Modern Los Angeles is a city without a center. Nodes of power, prestige, and commerce dot the landscape, even if the skyscrapers of Bunker Hill mischievously invite the viewer to locate the city's center there. In its early years, however, Los Angeles was built around a well-defined center, the Plaza, which remained its political, social, and commercial heart even as it grew from a Spanish colonial outpost into a booming Yankee city.
The Plaza preceded the city. It was prescribed in detail by the very law that authorized thefounding of Los Angeles as Spanish California's second civilian pueblo: Governor Felipe de Neve's Reglamento, written in 1779 and ratified by the Spanish king in 1781. This list of regulations, which represents L.A.'s earliest urban planning document, directed the pueblo's founding colonists to build their houses around a rectangular plaza of 200 by 300 feet, its corners aligned with the cardinal directions of the compass.

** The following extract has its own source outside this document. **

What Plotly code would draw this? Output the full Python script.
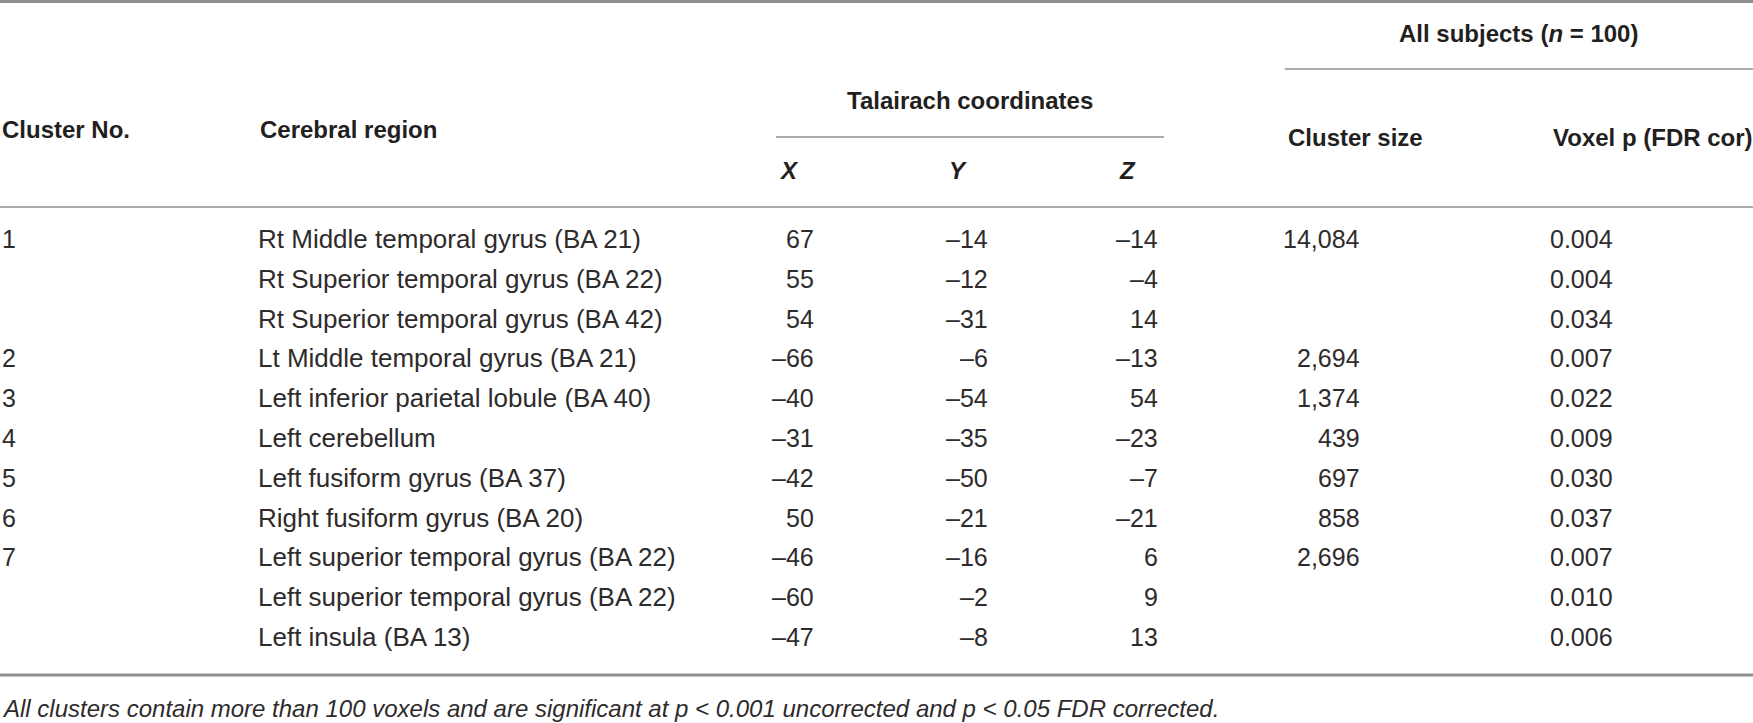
import plotly.graph_objects as go

# table data
cluster_no = ["1", "", "", "2", "3", "4", "5", "6", "7", "", ""]
regions = [
    "Rt Middle temporal gyrus (BA 21)",
    "Rt Superior temporal gyrus (BA 22)",
    "Rt Superior temporal gyrus (BA 42)",
    "Lt Middle temporal gyrus (BA 21)",
    "Left inferior parietal lobule (BA 40)",
    "Left cerebellum",
    "Left fusiform gyrus (BA 37)",
    "Right fusiform gyrus (BA 20)",
    "Left superior temporal gyrus (BA 22)",
    "Left superior temporal gyrus (BA 22)",
    "Left insula (BA 13)",
]
tal_x = [67, 55, 54, -66, -40, -31, -42, 50, -46, -60, -47]
tal_y = [-14, -12, -31, -6, -54, -35, -50, -21, -16, -2, -8]
tal_z = [-14, -4, 14, -13, 54, -23, -7, -21, 6, 9, 13]
cluster_size = ["14,084", "", "", "2,694", "1,374", "439", "697", "858", "2,696", "", ""]
voxel_p = ["0.004", "0.004", "0.034", "0.007", "0.022", "0.009", "0.030", "0.037", "0.007", "0.010", "0.006"]
footnote = ("All clusters contain more than 100 voxels and are significant at "
            "p < 0.001 uncorrected and p < 0.05 FDR corrected.")

W, H = 1753, 723
FONT = "Liberation Sans, Arial, sans-serif"
TXT = "#231f20"
BODY = "#2e2b2c"
LINE = "#8f8f8f"
ROW0, ROWH = 239, 39.8


def fmt(v):
    # typographic minus like the journal layout
    return str(v).replace("-", "\u2013")


annotations = []


def add(text, x, y, anchor="left", bold=False, italic=False, size=25, color=TXT):
    annotations.append(dict(
        x=x, y=y, xref="x", yref="y", text=text, showarrow=False,
        xanchor=anchor, yanchor="middle",
        font=dict(family=FONT, size=size, color=color,
                  weight="bold" if bold else "normal",
                  style="italic" if italic else "normal"),
    ))


# header
HS = 24
add("All subjects (<i>n</i> = 100)", 1518, 33, anchor="center", bold=True, size=HS)
add("Talairach coordinates", 970, 100, anchor="center", bold=True, size=HS)
add("Cluster No.", 0, 129, bold=True, size=HS)
add("Cerebral region", 258, 129, bold=True, size=HS)
add("Cluster size", 1286, 137, bold=True, size=HS)
add("Voxel p (FDR cor)", 1551, 137, bold=True, size=HS)
add("X", 777, 170, bold=True, italic=True, size=HS)
add("Y", 947, 170, bold=True, italic=True, size=HS)
add("Z", 1117, 170, bold=True, italic=True, size=HS)

# body rows
for i in range(len(regions)):
    y = ROW0 + i * ROWH
    add(cluster_no[i], 0, y, color=BODY)
    add(regions[i], 256, y, size=26, color=BODY)
    add(fmt(tal_x[i]), 816, y, anchor="right", color=BODY)
    add(fmt(tal_y[i]), 990, y, anchor="right", color=BODY)
    add(fmt(tal_z[i]), 1160, y, anchor="right", color=BODY)
    add(cluster_size[i], 1362, y, anchor="right", color=BODY)
    add(voxel_p[i], 1548, y, color=BODY)

add(footnote.replace("p <", "<i>p</i> <"), 0, 708, italic=True, size=24, color=BODY)

shapes = [
    dict(type="line", x0=0, x1=W, y0=1.5, y1=1.5, line=dict(color=LINE, width=3)),
    dict(type="line", x0=1285, x1=W, y0=69, y1=69, line=dict(color=LINE, width=1.5)),
    dict(type="line", x0=776, x1=1164, y0=137, y1=137, line=dict(color=LINE, width=1.5)),
    dict(type="line", x0=0, x1=W, y0=207, y1=207, line=dict(color=LINE, width=1.5)),
    dict(type="line", x0=0, x1=W, y0=675, y1=675, line=dict(color=LINE, width=3)),
]

fig = go.Figure()
fig.update_layout(
    width=W, height=H,
    margin=dict(l=0, r=0, t=0, b=0),
    paper_bgcolor="white", plot_bgcolor="white",
    xaxis=dict(range=[0, W], visible=False, fixedrange=True),
    yaxis=dict(range=[H, 0], visible=False, fixedrange=True),
    annotations=annotations,
    shapes=shapes,
    showlegend=False,
)

# drop the default page margin so the table sits flush at the window edge
fig.write_html(
    "out.html",
    config={"displayModeBar": False},
    post_script="document.body.style.margin='0';document.body.style.overflow='hidden';",
)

Neve's order did not represent an innovation; the concept of a plaza at the center of Spanish colonials settlements dates back to the 1542 Laws of the Indies. Some scholars even suggest that the Spanish inherited the idea from the grand public square in the Aztec capital city of Tenochtitlán. Thus, when los pobladores arrived in the broad river valley just south of the Arroyo Seco's confluence with the Los Angeles River (then known as the Porciuncula) in the summer months of 1781, the plaza they constructed was already a legacy of past imperial dominion.